As a Chinese-American immigrant, my parents ingrained upon me the idea of sacrifice. They sacrificed so much to uproot their lives and raise me in a foreign country where they knew no one. They both worked two jobs for a long time so we could live in a town that had great public schools. If I forgot my lunch, my mom would literally drive my lunch to school to make sure I ate, so I wouldn’t be tired and starving at gymnastics practice.
I appreciated my parent’s dedication, but at times it wore on me. Because their sacrifice meant I, too, had to make sacrifices. There was a path I had to follow and it went something like this:
- Because my parents sacrificed for me, I would bust my ass to get good grades and get into a good college.

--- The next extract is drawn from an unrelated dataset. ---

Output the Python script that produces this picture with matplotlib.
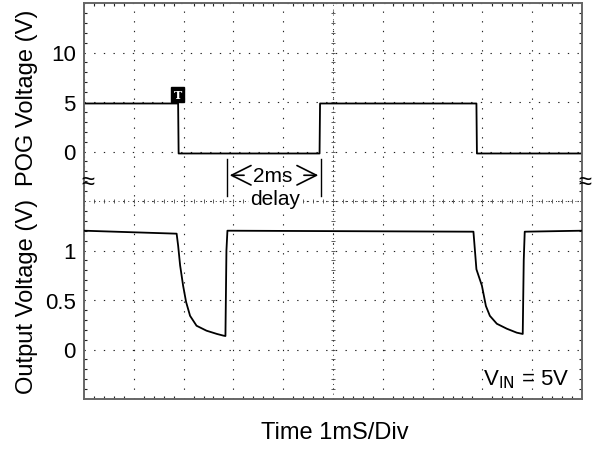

Then I could enjoy life. Then I would bust my ass in college to get a good job. Then I could enjoy life. Then I would bust my ass in my job to rise through the ranks and increase my salary. Then I could enjoy life. Then I would have children and bust my ass so they could have a better and brighter future than I did.
At some point I realized there didn’t seem to be a real payoff. It was some living version of MC Escher’s eternal stairs — always climbing and never reaching the top. I knew I had to get off the staircase.
Beware of the eternal staircase of delayed gratification
The ability to delay gratification is an essential willpower skill, and children who are better able to delay gratification score higher on their SATs and are more socially well adjusted as teens.
But delayed gratification can go too far. Here’s a refrain that many-an-entrepreneur has said:
“Once we launch our product, I’ll be able to rest and appreciate the success I’ve achieved Until then, I’m basically failing and need to bust my ass like mad.”
Once the product launches, the goal posts get moved to hiring an important team member, raising another round of financing, getting profitable, getting acquired, etc. I fell into this trap and I often see a lot of other founders do the same. And of course, this mindset applies to not just entrepreneurs but ambitious people of all stripes.
The game never ends
When discussing this topic with a friend, (specifically in regards to personal growth), he asked: “When is enough, enough?”
I’m not sure this is the right question. There will always be more work ahead. There will always be more challenges to overcome. You will never be completely satisfied (for more than a very brief period).
Living is about growing, conquering, stumbling, recovering, reflecting, learning and so on. Delayed gratification is important because most big projects require sustained commitment over a long period. But you have to learn to appreciate each and every day too.
Maybe a better question to ask would be: “How can I work towards the future while enjoying what I have?”
It’s definitely possible to be busting your butt for a big future win, and appreciating and enjoying your life on a moment-to-moment basis. It may not be easy, but it’s possible.
Partly inspired by my friend Kevin Gao, I started jotting down little score cards for each day. Over time, I’ve figured out that my daily happiness is more or less governed by four things:
- How healthy I felt (eating well, working out, feeling energized)
- How productive I felt (getting worthwhile things done)
- How much I got to socialize (hang out with cool people, talk to friends over Skype, spend time with my girlfriend)
- How excited I am for tomorrow (Life is good if you’re looking forward to the next day)
Just tracking these stats makes me more cognizant of opportunities to eat healthier or see someone I like. Trends have emerged: I should to plan fun activities so I can look forward to them. These things help me be happy.
Happiness Makes You More Productive
I think that ultimately, giving yourself the space to enjoy the day to day actually allows you to work harder. I’ve sometimes seen my work as a burden — something I’m resentful of, because it’s the ugly crap I have to overcome to get to the perceived gratification that lies on the other side. Thinking of work that way doesn’t make me want to keep trying harder.
But alternatively, if I give myself a little room to read a book, work on a side project, exercise, and see friends, then I feel fresh and alive and ready to drive harder on that long-term challenge that will bring the big, distant payoff.
That’s my take — I’d love to hear your thoughts. How do you deal with delayed gratification?